» Requirement: Copy exactly, leaving out every image, the lines from the one with "What matplotlib code" through the one with "ax.spines[side].set_linewidth(1.0)", inclusive.

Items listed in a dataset
-- begin --
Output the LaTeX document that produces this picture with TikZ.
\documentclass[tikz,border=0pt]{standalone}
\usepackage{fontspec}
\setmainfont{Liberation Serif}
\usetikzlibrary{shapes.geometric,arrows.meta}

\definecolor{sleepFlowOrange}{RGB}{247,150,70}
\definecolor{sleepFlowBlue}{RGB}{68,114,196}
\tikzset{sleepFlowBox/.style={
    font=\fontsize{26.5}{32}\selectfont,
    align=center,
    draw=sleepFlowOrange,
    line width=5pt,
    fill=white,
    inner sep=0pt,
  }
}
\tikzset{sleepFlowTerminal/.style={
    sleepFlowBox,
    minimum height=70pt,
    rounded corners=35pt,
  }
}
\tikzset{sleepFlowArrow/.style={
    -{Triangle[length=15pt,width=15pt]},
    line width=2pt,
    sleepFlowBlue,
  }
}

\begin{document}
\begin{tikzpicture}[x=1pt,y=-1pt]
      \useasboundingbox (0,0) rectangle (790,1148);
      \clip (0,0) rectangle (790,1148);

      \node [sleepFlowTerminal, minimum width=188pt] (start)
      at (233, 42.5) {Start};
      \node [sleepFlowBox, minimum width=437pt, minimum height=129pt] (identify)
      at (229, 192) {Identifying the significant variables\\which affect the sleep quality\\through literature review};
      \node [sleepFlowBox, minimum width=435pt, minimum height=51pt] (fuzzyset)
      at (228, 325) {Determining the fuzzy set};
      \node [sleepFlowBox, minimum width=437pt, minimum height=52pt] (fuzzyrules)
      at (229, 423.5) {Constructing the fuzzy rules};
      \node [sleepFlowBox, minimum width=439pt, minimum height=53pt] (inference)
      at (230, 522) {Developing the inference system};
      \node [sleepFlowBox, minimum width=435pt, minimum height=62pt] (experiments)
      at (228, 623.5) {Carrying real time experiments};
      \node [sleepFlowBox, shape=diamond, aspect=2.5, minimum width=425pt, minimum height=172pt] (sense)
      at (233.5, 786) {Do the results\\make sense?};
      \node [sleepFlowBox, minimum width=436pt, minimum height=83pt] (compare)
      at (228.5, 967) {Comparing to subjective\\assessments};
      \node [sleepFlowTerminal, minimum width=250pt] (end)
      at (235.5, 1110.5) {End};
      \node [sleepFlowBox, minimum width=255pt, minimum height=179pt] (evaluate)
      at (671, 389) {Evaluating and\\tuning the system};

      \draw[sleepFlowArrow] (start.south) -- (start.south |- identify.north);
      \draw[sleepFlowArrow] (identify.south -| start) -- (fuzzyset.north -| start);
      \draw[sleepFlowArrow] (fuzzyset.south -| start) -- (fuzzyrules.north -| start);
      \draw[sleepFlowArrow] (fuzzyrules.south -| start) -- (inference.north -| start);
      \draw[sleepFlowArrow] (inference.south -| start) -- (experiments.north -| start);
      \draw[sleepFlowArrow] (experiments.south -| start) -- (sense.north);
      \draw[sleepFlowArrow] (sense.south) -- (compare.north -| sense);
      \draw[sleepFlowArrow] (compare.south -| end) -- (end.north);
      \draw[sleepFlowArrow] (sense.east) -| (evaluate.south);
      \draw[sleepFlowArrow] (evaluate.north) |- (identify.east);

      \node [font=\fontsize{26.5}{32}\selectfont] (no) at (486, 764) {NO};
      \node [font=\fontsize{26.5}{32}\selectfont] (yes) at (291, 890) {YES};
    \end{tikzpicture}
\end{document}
-- end --
-- begin --
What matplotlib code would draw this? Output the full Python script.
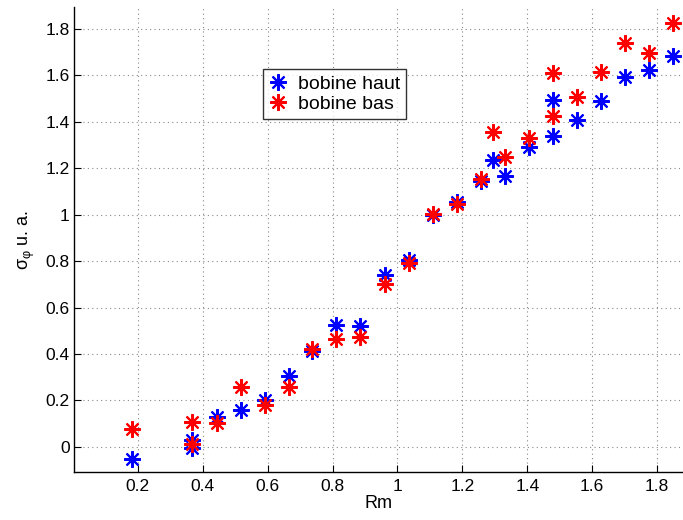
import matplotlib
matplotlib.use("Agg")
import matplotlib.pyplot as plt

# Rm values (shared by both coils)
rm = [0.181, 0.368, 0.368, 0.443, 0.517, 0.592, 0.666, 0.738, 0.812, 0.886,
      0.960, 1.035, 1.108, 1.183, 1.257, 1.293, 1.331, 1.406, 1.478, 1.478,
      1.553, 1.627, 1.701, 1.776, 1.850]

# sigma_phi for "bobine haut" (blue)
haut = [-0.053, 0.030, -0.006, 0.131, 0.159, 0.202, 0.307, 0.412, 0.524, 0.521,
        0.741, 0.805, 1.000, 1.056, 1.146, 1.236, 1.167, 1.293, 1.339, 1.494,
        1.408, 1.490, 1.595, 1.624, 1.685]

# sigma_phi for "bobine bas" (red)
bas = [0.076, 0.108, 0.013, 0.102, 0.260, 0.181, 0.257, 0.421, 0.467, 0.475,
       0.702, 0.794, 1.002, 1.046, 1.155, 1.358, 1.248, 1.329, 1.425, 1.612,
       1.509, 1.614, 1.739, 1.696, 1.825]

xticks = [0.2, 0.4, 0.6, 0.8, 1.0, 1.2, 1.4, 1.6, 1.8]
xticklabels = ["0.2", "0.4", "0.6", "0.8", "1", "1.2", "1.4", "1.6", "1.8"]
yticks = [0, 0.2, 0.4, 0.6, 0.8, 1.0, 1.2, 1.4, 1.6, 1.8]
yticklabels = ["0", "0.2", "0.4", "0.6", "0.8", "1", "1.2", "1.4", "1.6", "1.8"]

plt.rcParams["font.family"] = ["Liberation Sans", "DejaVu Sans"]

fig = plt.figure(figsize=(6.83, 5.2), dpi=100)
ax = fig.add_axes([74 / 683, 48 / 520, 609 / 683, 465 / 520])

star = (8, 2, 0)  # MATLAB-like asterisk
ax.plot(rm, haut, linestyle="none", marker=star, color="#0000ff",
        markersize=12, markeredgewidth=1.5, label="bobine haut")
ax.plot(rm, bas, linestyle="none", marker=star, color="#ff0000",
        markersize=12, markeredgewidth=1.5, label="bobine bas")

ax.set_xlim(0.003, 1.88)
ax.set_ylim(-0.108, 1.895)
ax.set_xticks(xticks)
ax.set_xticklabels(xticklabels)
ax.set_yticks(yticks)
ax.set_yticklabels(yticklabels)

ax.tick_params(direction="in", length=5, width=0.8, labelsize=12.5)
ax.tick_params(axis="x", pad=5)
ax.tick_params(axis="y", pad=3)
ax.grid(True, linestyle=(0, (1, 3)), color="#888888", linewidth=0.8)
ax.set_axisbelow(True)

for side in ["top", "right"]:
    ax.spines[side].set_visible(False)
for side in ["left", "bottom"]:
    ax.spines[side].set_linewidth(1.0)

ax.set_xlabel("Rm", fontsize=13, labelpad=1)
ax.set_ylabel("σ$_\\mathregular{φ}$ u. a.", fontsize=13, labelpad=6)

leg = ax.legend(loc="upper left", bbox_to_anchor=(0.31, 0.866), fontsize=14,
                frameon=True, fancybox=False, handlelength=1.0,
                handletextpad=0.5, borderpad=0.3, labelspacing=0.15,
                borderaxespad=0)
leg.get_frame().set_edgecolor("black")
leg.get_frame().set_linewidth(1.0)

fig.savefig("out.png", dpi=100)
-- end --
-- begin --
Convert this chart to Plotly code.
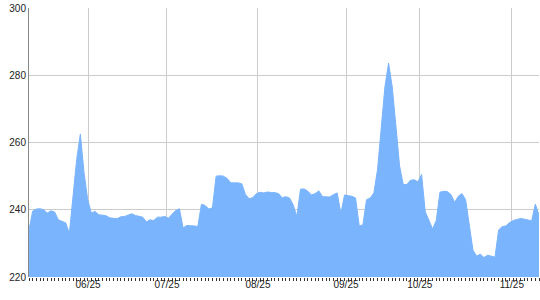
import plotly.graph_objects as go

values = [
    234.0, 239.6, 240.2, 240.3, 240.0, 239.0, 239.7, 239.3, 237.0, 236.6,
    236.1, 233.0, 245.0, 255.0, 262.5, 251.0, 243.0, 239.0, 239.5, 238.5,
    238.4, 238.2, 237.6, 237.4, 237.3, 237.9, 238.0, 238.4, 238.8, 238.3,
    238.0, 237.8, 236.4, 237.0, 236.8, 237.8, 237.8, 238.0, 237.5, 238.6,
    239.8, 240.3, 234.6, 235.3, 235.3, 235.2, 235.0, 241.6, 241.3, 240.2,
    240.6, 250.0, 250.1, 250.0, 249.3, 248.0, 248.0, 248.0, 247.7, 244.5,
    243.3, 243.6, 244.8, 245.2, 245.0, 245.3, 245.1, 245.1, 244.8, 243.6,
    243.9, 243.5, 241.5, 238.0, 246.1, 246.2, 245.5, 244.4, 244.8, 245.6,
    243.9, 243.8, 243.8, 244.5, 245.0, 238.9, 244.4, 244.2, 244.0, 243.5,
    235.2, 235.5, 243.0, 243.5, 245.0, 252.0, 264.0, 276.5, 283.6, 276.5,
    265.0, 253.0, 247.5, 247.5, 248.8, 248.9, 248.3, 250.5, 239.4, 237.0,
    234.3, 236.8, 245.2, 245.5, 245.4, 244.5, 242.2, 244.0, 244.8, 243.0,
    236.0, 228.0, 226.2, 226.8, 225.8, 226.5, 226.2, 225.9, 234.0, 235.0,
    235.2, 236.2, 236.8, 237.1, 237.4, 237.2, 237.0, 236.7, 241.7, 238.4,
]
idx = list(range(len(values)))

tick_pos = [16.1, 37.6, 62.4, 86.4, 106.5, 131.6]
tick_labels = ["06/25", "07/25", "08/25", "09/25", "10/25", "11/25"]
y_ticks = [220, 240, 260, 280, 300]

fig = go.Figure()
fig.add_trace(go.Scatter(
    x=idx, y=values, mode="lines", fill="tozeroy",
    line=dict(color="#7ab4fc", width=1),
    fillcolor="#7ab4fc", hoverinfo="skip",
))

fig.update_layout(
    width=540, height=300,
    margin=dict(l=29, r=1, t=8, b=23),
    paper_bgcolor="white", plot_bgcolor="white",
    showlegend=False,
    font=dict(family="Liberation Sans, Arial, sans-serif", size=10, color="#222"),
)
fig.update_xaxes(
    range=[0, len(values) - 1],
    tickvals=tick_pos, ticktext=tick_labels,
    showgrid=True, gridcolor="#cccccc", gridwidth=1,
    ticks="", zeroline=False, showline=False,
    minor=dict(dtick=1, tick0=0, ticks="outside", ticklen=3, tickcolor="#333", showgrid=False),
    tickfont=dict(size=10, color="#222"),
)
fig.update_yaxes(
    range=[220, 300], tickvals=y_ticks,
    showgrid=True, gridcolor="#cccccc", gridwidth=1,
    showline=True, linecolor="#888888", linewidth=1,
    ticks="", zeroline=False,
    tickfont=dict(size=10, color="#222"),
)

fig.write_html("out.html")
-- end --
» Final result:
What matplotlib code would draw this? Output the full Python script.
import matplotlib
matplotlib.use("Agg")
import matplotlib.pyplot as plt

# Rm values (shared by both coils)
rm = [0.181, 0.368, 0.368, 0.443, 0.517, 0.592, 0.666, 0.738, 0.812, 0.886,
      0.960, 1.035, 1.108, 1.183, 1.257, 1.293, 1.331, 1.406, 1.478, 1.478,
      1.553, 1.627, 1.701, 1.776, 1.850]

# sigma_phi for "bobine haut" (blue)
haut = [-0.053, 0.030, -0.006, 0.131, 0.159, 0.202, 0.307, 0.412, 0.524, 0.521,
        0.741, 0.805, 1.000, 1.056, 1.146, 1.236, 1.167, 1.293, 1.339, 1.494,
        1.408, 1.490, 1.595, 1.624, 1.685]

# sigma_phi for "bobine bas" (red)
bas = [0.076, 0.108, 0.013, 0.102, 0.260, 0.181, 0.257, 0.421, 0.467, 0.475,
       0.702, 0.794, 1.002, 1.046, 1.155, 1.358, 1.248, 1.329, 1.425, 1.612,
       1.509, 1.614, 1.739, 1.696, 1.825]

xticks = [0.2, 0.4, 0.6, 0.8, 1.0, 1.2, 1.4, 1.6, 1.8]
xticklabels = ["0.2", "0.4", "0.6", "0.8", "1", "1.2", "1.4", "1.6", "1.8"]
yticks = [0, 0.2, 0.4, 0.6, 0.8, 1.0, 1.2, 1.4, 1.6, 1.8]
yticklabels = ["0", "0.2", "0.4", "0.6", "0.8", "1", "1.2", "1.4", "1.6", "1.8"]

plt.rcParams["font.family"] = ["Liberation Sans", "DejaVu Sans"]

fig = plt.figure(figsize=(6.83, 5.2), dpi=100)
ax = fig.add_axes([74 / 683, 48 / 520, 609 / 683, 465 / 520])

star = (8, 2, 0)  # MATLAB-like asterisk
ax.plot(rm, haut, linestyle="none", marker=star, color="#0000ff",
        markersize=12, markeredgewidth=1.5, label="bobine haut")
ax.plot(rm, bas, linestyle="none", marker=star, color="#ff0000",
        markersize=12, markeredgewidth=1.5, label="bobine bas")

ax.set_xlim(0.003, 1.88)
ax.set_ylim(-0.108, 1.895)
ax.set_xticks(xticks)
ax.set_xticklabels(xticklabels)
ax.set_yticks(yticks)
ax.set_yticklabels(yticklabels)

ax.tick_params(direction="in", length=5, width=0.8, labelsize=12.5)
ax.tick_params(axis="x", pad=5)
ax.tick_params(axis="y", pad=3)
ax.grid(True, linestyle=(0, (1, 3)), color="#888888", linewidth=0.8)
ax.set_axisbelow(True)

for side in ["top", "right"]:
    ax.spines[side].set_visible(False)
for side in ["left", "bottom"]:
    ax.spines[side].set_linewidth(1.0)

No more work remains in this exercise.